Step #2: How to Prepare the Salad Perfectly so It’s Finely Mixed
You have 15 minutes until the quinoa is ready, enough for you to prepare the salad.
I start with the hardest part…
Chopping the Cucumber
Obviously, first you need to peel the cucumber. Then, chop it as fine as you can:
I was tired, and I considered grating it, but I decided to chop it. So if you are feeling lazy today, grating the cucumber is a good choice.
Mixing the Salad
For me, Chia seeds are rebels.
They are sticky, and sometimes, when the meal is juicy, they tend to stick together no matter what.
That’s why I start by mixing 1 tsp chia with the cucumber:
Mix and mix…
Next, add greek yogurt, turmeric, and the other 2 tsp of chia seeds.
Again, mix until they become one.
Now it’s time for the final touch:
Step #3: Cool, then Add the Quinoa so You Can Enjoy Eating Fresh and Cool Salad
No matter where the quinoa finished cooking while you were making the salad, or after you finished…
…you need to cool it.
Cool the quinoa because I believe you don’t want to try warm cucumber, or warm greek yogurt.
Here is how to do it:
Simply cover the pan, and leave it for some time in the sink, near the running water. You can also remove the cover, but there is a small risk of the quinoa getting wet.

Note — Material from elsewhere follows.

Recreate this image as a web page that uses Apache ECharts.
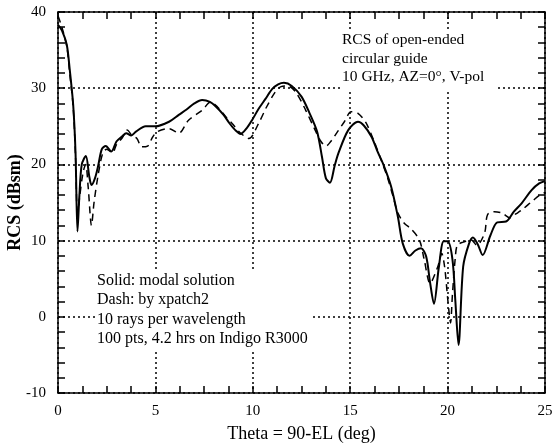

When it reaches the temperature you prefer, you add it all together with the salad.
Add Lemon to Increase Iron Absorption
Even though the lemon will give it a nice touch, like vinegar…
…as I already said it will boost your iron absorption ability.
Accumulating evidence indicates that the total intake of dietary iron is less important from a nutritional standpoint than the availability of that iron. (Interaction of Vitamin C and Iron, 1980, 35)
I add juice from 2 lemon wedges, but that’s because me and Nikola enjoyed an orange juice a few hours ago.
Yea that vitamin C could’ve been long gone, because it is water-soluble, but screw it, too much lemon may ruin the salad.
Finally, mix the cooked quinoa salad until it becomes one, and you are ready to go.